Nietzsche polemisiert unter anderem gegen die vermeintlich weltabgewandten Achtsamkeitsmeditationen Buddhas. Dabei nennt er seinen eigenen Stil „halkyonisch“, also seelisch ausgeglichen und ruhig. Auf geistig ruhige Art gegen den Menschen als antriebloses Herdentier zu wettern und gleichzeitig aktives Handeln zu fordern – wie das geht, lernt man bei Nietzsche.

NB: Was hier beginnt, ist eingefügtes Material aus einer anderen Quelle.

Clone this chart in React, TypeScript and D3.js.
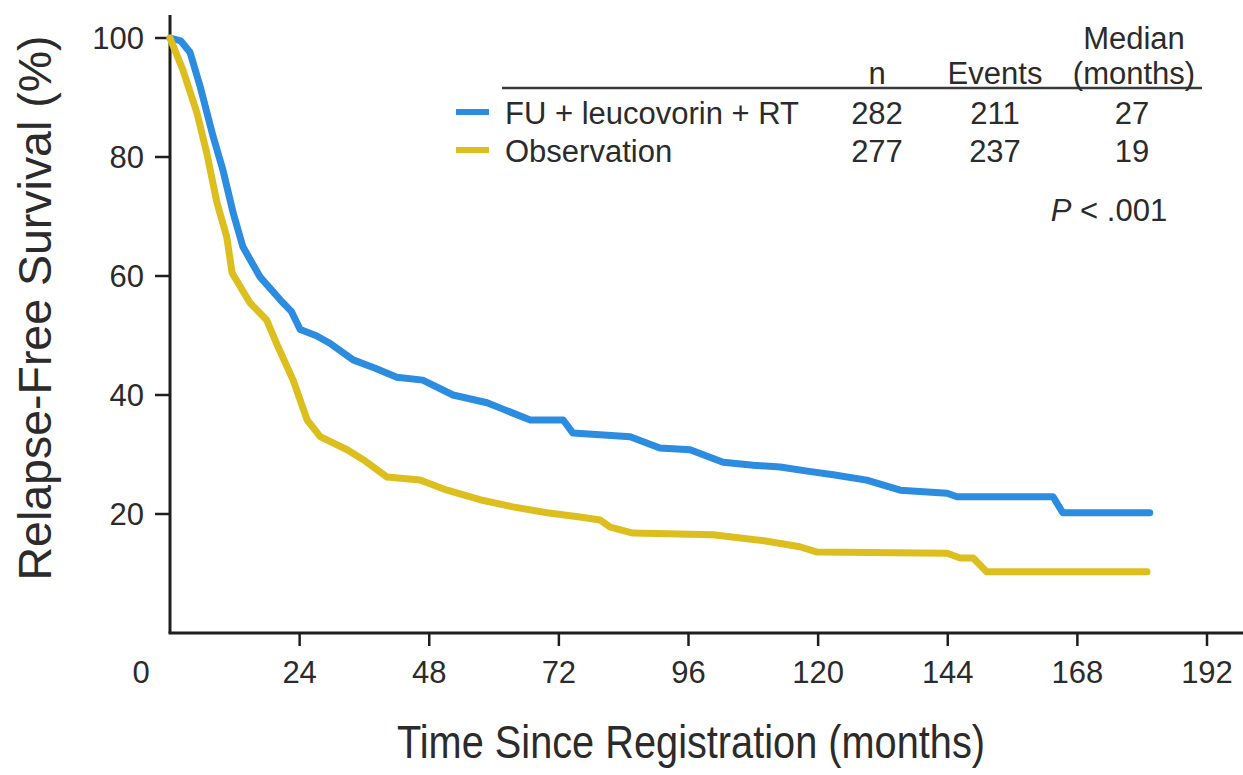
import * as d3 from 'd3';
import { useEffect } from 'react';

const W = 1243;
const H = 775;

// axis ticks
const xTickValues = [24, 48, 72, 96, 120, 144, 168, 192];
const yTickValues = [20, 40, 60, 80, 100];

// Kaplan-Meier curves (months, % relapse-free)
const fuMonths = [0, 2, 3.7, 5.6, 8, 9.8, 11.7, 13.5, 16.7, 20.4, 22.5, 24.1, 27, 29.6, 33.9, 38, 42, 46.8, 52.4, 58.7, 62, 66.7, 72.8, 74.6, 79.6, 85.2, 90.7, 96.3, 102.4, 108, 113, 118, 122.8, 129, 135.2, 143.9, 145.7, 163.5, 165.3, 181.4];
const fuSurvival = [100, 99.5, 97.6, 91.8, 83.4, 77.8, 70.6, 64.9, 59.8, 56, 54, 51, 50, 48.7, 45.9, 44.5, 43, 42.5, 40, 38.7, 37.5, 35.8, 35.8, 33.6, 33.3, 33, 31.1, 30.8, 28.7, 28.2, 27.9, 27.2, 26.6, 25.7, 24, 23.5, 22.9, 22.9, 20.2, 20.2];

const obsMonths = [0, 2.4, 5, 6.8, 8.7, 10.5, 11.5, 14.8, 17.9, 20, 22.8, 25.4, 27.8, 32.8, 36, 40.2, 46.3, 51.3, 57.4, 63.5, 69.8, 75.9, 79.6, 81.5, 85.7, 100.5, 110, 116.6, 119.8, 143.9, 146.3, 148.7, 151.2, 180.9];
const obsSurvival = [100, 94.6, 87.4, 80.7, 72.3, 66.6, 60.5, 55.5, 52.6, 48.1, 42.5, 35.8, 33, 30.8, 29, 26.2, 25.7, 24, 22.4, 21.2, 20.2, 19.5, 19, 17.8, 16.8, 16.5, 15.5, 14.5, 13.6, 13.4, 12.6, 12.6, 10.3, 10.3];

// legend table
const seriesNames = ['FU + leucovorin + RT', 'Observation'];
const seriesColors = ['#2b8ce0', '#dcbf1f'];
const seriesN = [282, 277];
const seriesEvents = [211, 237];
const seriesMedian = [27, 19];

const x = d3.scaleLinear().domain([0, 192]).range([170, 1207]);
const y = d3.scaleLinear().domain([0, 100]).range([633, 38]);

const line = d3
  .line<[number, number]>()
  .x(d => x(d[0]))
  .y(d => y(d[1]))
  .curve(d3.curveLinear);

const ink = '#2b2b2b';
const font = '"Liberation Sans", Arial, Helvetica, sans-serif';

export default function App() {
  useEffect(() => {
    document.body.style.margin = '0';
  }, []);

  const fu = fuMonths.map((t, i) => [t, fuSurvival[i]] as [number, number]);
  const obs = obsMonths.map((t, i) => [t, obsSurvival[i]] as [number, number]);

  const colN = 877;
  const colEv = 995;
  const colMed = 1134;

  return (
    <svg width={W} height={H} style={{ display: 'block', background: '#fff' }} fontFamily={font}>
      {/* axes */}
      <line x1={x(0)} x2={x(0)} y1={15} y2={y(0)} stroke="#1e1e1e" strokeWidth={3} />
      <line x1={x(0) - 1.5} x2={W} y1={y(0)} y2={y(0)} stroke="#1e1e1e" strokeWidth={3} />

      {yTickValues.map(v => (
        <g key={'y' + v}>
          <line x1={x(0) - 15} x2={x(0)} y1={y(v)} y2={y(v)} stroke="#1e1e1e" strokeWidth={2.5} />
          <text x={x(0) - 26} y={y(v)} dy="0.36em" textAnchor="end" fontSize={31} fill={ink}>
            {v}
          </text>
        </g>
      ))}

      {xTickValues.map(v => (
        <g key={'x' + v}>
          <line x1={x(v)} x2={x(v)} y1={y(0)} y2={y(0) + 13} stroke="#1e1e1e" strokeWidth={2.5} />
          <text x={x(v)} y={683} textAnchor="middle" fontSize={31} fill={ink}>
            {v}
          </text>
        </g>
      ))}
      <text x={141} y={683} textAnchor="middle" fontSize={31} fill={ink}>0</text>

      {/* axis titles */}
      <text
        transform="translate(51,308) rotate(-90)"
        textAnchor="middle"
        fontSize={46}
        fill={ink}
        textLength={545}
        lengthAdjust="spacingAndGlyphs"
      >
        Relapse-Free Survival (%)
      </text>
      <text
        x={691}
        y={758}
        textAnchor="middle"
        fontSize={46}
        fill={ink}
        textLength={588}
        lengthAdjust="spacingAndGlyphs"
      >
        Time Since Registration (months)
      </text>

      {/* curves */}
      <path d={line(fu) ?? ''} fill="none" stroke={seriesColors[0]} strokeWidth={7} strokeLinejoin="round" strokeLinecap="round" />
      <path d={line(obs) ?? ''} fill="none" stroke={seriesColors[1]} strokeWidth={7} strokeLinejoin="round" strokeLinecap="round" />

      {/* legend table */}
      <line x1={502} x2={1202} y1={88} y2={88} stroke="#3a3a3a" strokeWidth={2.5} />
      <text x={colMed} y={49} textAnchor="middle" fontSize={31} fill={ink}>Median</text>
      <text x={colN} y={84} textAnchor="middle" fontSize={31} fill={ink}>n</text>
      <text x={colEv} y={84} textAnchor="middle" fontSize={31} fill={ink}>Events</text>
      <text x={colMed} y={84} textAnchor="middle" fontSize={31} fill={ink}>(months)</text>

      {seriesNames.map((name, i) => {
        const base = 124 + i * 38;
        return (
          <g key={name}>
            <line x1={456} x2={489} y1={base - 12} y2={base - 12} stroke={seriesColors[i]} strokeWidth={6} />
            <text x={505} y={base} fontSize={31} fill={ink}>{name}</text>
            <text x={colN} y={base} textAnchor="middle" fontSize={31} fill={ink}>{seriesN[i]}</text>
            <text x={colEv} y={base} textAnchor="middle" fontSize={31} fill={ink}>{seriesEvents[i]}</text>
            <text x={colMed - 2} y={base} textAnchor="middle" fontSize={31} fill={ink}>{seriesMedian[i]}</text>
          </g>
        );
      })}

      <text x={1109} y={221} textAnchor="middle" fontSize={31} fill={ink}>
        <tspan fontStyle="italic">P</tspan>
        <tspan> &lt; .001</tspan>
      </text>
    </svg>
  );
}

Und wer den „Zarathustra“ überhaupt nicht versteht, kann sich trösten. In seinem späteren Werk „Ecce homo“ erzählt Nietzsche von einer Begegnung mit einem Doktor Heinrich von Stein, der ihm klagt, nichts im „Zarathustra“ verstanden zu haben. Darauf Nietzsche: „das sei in Ordnung: sechs Sätze daraus verstanden, das heisst: erlebt haben, hebe auf eine höhere Stufe der Sterblichen hinauf als ,moderne‘ Menschen erreichen könnten.“ Nietzsche vermutete schon, es werde eines Tages „auch eigene Lehrstühle zur Interpretation des Zarathustra“ geben. Ganz so weit sind wir noch nicht, aber wir sind ja auch alle noch weit entfernt vom Übermenschensein.